El objetivo prioritario del BCE es lograr la estabilidad de precios, definida como 'un incremento interanual del IPC armonizado inferior al 2% en el medio plazo'. A tal fin, el BCE articula su estrategia de política monetaria en torno a los controvertidos dos 'pilares'. El primero analiza el aumento del dinero, fijando un valor de referencia para el crecimiento del agregado monetario amplio M-3 del 4,5%. El segundo concentra su atención directamente en la inflación. Con seguridad, el mayor problema del BCE ha sido la existencia del primer pilar, que no tiene sustento teórico ni empírico sólido. Es verdad que hay una fuerte correlación positiva a largo plazo entre el aumento del dinero y la inflación. Sin embargo, también es cierto que la inflación está correlacionada positivamente con otras muchas variables nominales. Asimismo, a principios de la década de 1990, el Banco de España advirtió de las dificultades que entraña el seguimiento de un agregado monetario de referencia, puesto que el rápido desarrollo de los mercados y productos financieros exige una redefinición continua de dicho agregado si se pretende que sea un fiel reflejo del dinero que circula y, por ende, una guía fiable para la política monetaria. Por fortuna, el BCE parece no prestar mucha atención al crecimiento de la M-3, tal y como lo prueba el hecho de que, en media, cuando este agregado monetario crece el Banco Central baja el tipo de interés. Por consiguiente, convendría desmantelar el primer pilar y utilizar la información que emana de la evolución de M-3 como un indicador más de la evolución de la inflación. Así se evitaría que al presidente de la institución, Wim Duisenberg, se le subieran los colores cada vez que ha de justificar por qué reduce los tipos cuando el dinero crece muy por encima de su valor de referencia.

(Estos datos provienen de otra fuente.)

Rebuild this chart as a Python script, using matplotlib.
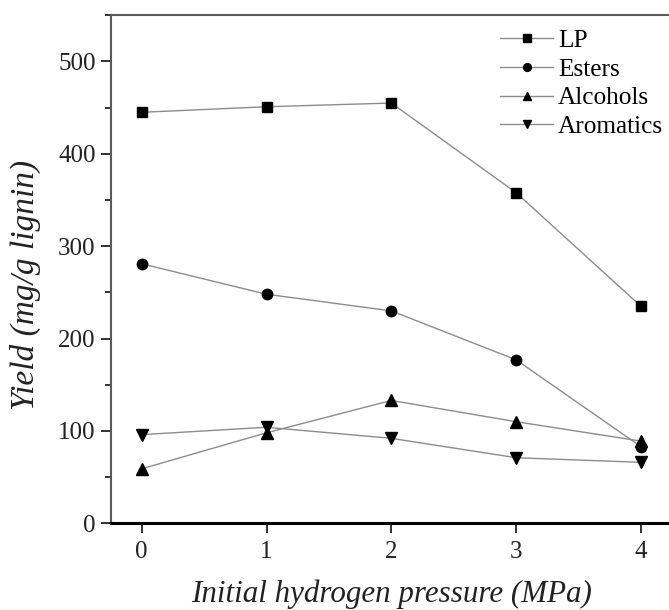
import numpy as np
import matplotlib
matplotlib.use("Agg")
import matplotlib.pyplot as plt
from matplotlib.ticker import MultipleLocator

# data
pressure = [0, 1, 2, 3, 4]
lp = [445, 451, 455, 358, 235]
esters = [281, 248, 230, 177, 83]
alcohols = [59, 98, 133, 110, 89]
aromatics = [96, 104, 92, 71, 66]

plt.rcParams['font.family'] = ['Liberation Serif', 'DejaVu Serif']

W, H = 669, 610
fig = plt.figure(figsize=(W / 100, H / 100), dpi=100)
# axes box in pixels: left 111, top 15, bottom 523, right just past the image edge
L, R, T, B = 111, 671.6, 15.3, 523.3
ax = fig.add_axes([L / W, (H - B) / H, (R - L) / W, (B - T) / H])

line_c = '#8c8c8c'
ax.plot(pressure, lp, marker='s', color=line_c, lw=1, mfc='k', mec='k', ms=7, label='LP')
ax.plot(pressure, esters, marker='o', color=line_c, lw=1, mfc='k', mec='k', ms=7.5, label='Esters')
ax.plot(pressure, alcohols, marker='^', color=line_c, lw=1, mfc='k', mec='k', ms=8, label='Alcohols')
ax.plot(pressure, aromatics, marker='v', color=line_c, lw=1, mfc='k', mec='k', ms=8, label='Aromatics')

ax.set_xlim(-0.246, 4.246)
ax.set_ylim(0, 550)
ax.set_xticks(pressure)
ax.yaxis.set_major_locator(MultipleLocator(100))
ax.yaxis.set_minor_locator(MultipleLocator(50))

for s in ['top', 'left', 'right']:
    ax.spines[s].set_color('#5a5a5a')
    ax.spines[s].set_linewidth(1.5)
ax.spines['bottom'].set_linewidth(2.2)
ax.spines['bottom'].set_color('k')

ax.tick_params(axis='both', which='major', labelsize=18, length=7, width=1.3, direction='out', colors='#222222')
ax.tick_params(axis='y', which='minor', length=4, width=1.3, direction='out', colors='#222222')
ax.tick_params(axis='x', pad=6)
ax.tick_params(axis='y', pad=4)

ax.set_xlabel('Initial hydrogen pressure (MPa)', fontsize=22.3, style='italic', color='#222222', va='baseline')
ax.xaxis.set_label_coords(0.5, (B - 601.7) / (B - T))
ax.set_ylabel('Yield (mg/g lignin)', fontsize=24, style='italic', color='#222222', va='center')
ax.yaxis.set_label_coords((25 - L) / (R - L), (B - 285) / (B - T))

leg = ax.legend(loc='upper left', bbox_to_anchor=((479 - L) / (R - L), 1.0 + 7 / (B - T)), frameon=False,
                fontsize=18.2, handlelength=2.1, handletextpad=0.2, labelspacing=0.24,
                borderaxespad=0.43, markerscale=0.75)

fig.savefig('out.png', dpi=100)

Si además de lo anterior el BCE se decidiera a elucidar qué se entiende por 'medio plazo' y cuál es el límite inferior del intervalo de valores de la tasa de inflación que el Banco Central se fija como objetivo sería más fácil comunicar los movimientos de tipos. Este aumento de la transparencia, al hacer más previsibles las decisiones, anclaría mejor las expectativas sobre la inflación futura y facilitaría la consecución del objetivo principal.

Las sombras en la actuación del BCE no son gran cosa si se comparan con el buen tino que en líneas generales ha demostrado el consejo de gobierno, en un entorno macroeconómico e institucional complejo. El gran acierto del Banco Central ha sido percibir con acierto las diferencias cualitativas entre el deterioro económico de la zona euro y el estadounidense durante 2000 y buena parte de 2001. En ese periodo, el BCE, a pesar de las incertidumbres consustanciales a los primeros tiempos de una unión monetaria y del azote político-mediático, se mostró resuelto a retrasar una bajada de tipos hasta mayo de 2001 por entender que persistían los peligros sobre los precios. Es probable que episodios como éste hayan contribuido a que el Banco Central se forje una reputación antiinflacionista, que permitirá al consejo de gobierno seguir con mayor atención las variables reales sin que nadie sospeche que está descuidando su objetivo.

Por otra parte, en descargo de la institución cabe señalar que, aunque la inflación ha rebasado a menudo el umbral del 2% desde enero de 1999, los factores que explican el elevado crecimiento de los precios son el incremento del precio del petróleo y la constante depreciación del euro, dos factores cuyo control escapa al ámbito de influencia del BCE. En definitiva, tres años y medio de política monetaria única parecen ofrecer ya una perspectiva temporal suficiente para pergeñar una valoración razonable de la actuación del BCE. Para ello deben tomarse en consideración elementos como la novedad del experimento, los conflictos de intereses entre países y la heterogeneidad de sus prácticas monetarias pasadas, la desaceleración económica de los dos últimos años, la depreciación del euro, los altos precios del crudo, así como la inevitable comparación con la Reserva Federal de Greenspan. Pues bien, después de todo, parece que el BCE se ha comportado de manera muy sensata, lo cual no significa que no exista margen para que el Banco Central mejore el manejo de la política monetaria. Habida cuenta de que estamos en la época final del curso académico, la actuación del BCE de 1999 a esta parte merece una buena calificación: yo le pondría un notable.